Closed flexatone closed 4 months ago
This is the post I mentioned referencing this issue:
https://wesmckinney.com/blog/performance-quirk-making-a-1d-object-ndarray-of-tuples/
I think in many cases we are going from a 2D array to a 1D array of tuples: that explicit case would likely benefit from a C implementation.
Separately, if map(tuple, array)
is faster, that is an easy win!
@chaburkland : this might be a productive issue to take on.
It seems that the only additional benefit of a C implementation is that we can know the size of each tuple in advance, and that size is constant.
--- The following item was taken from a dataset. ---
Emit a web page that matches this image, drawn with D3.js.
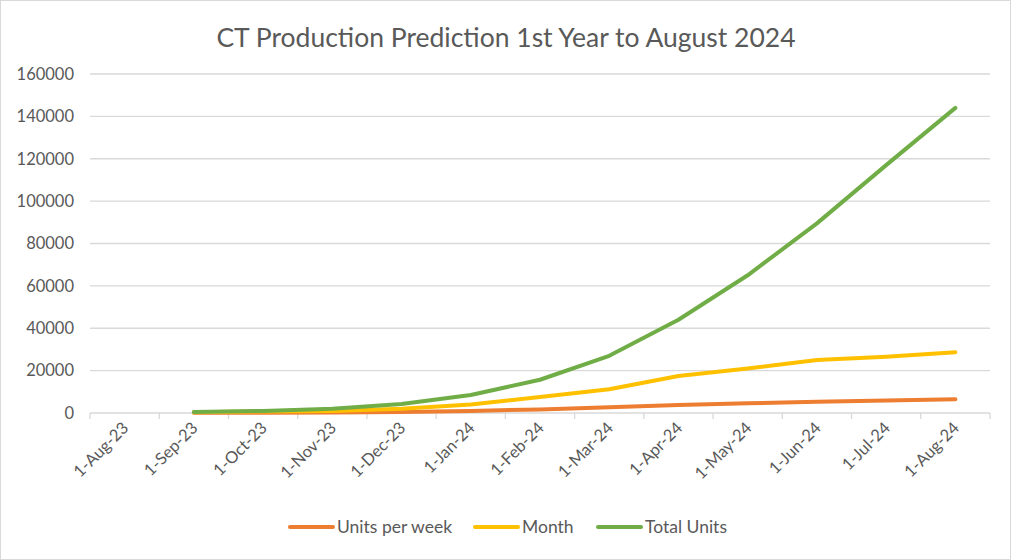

Not sure if it is worth a C implementation.
Current implementation:
def array2d_to_array1d(array: np.ndarray) -> np.ndarray:
post: np.ndarray = np.empty(array.shape[0], dtype=object)
for i, row in enumerate(array):
post[i] = tuple(row)
post.flags.writeable = False
return post
This can out-perform Python in not creating integer PyObjects, as well as being able to pre-size each tuple.
This one looks like it could be quite a lot of work (iterators in general require a lot of boilerplate).
Perhaps it could be sped up by just changing the Python implementation to
return map(tuple, array)
? That covers essentially 90% of what we would be doing (moving the loop from Python to C).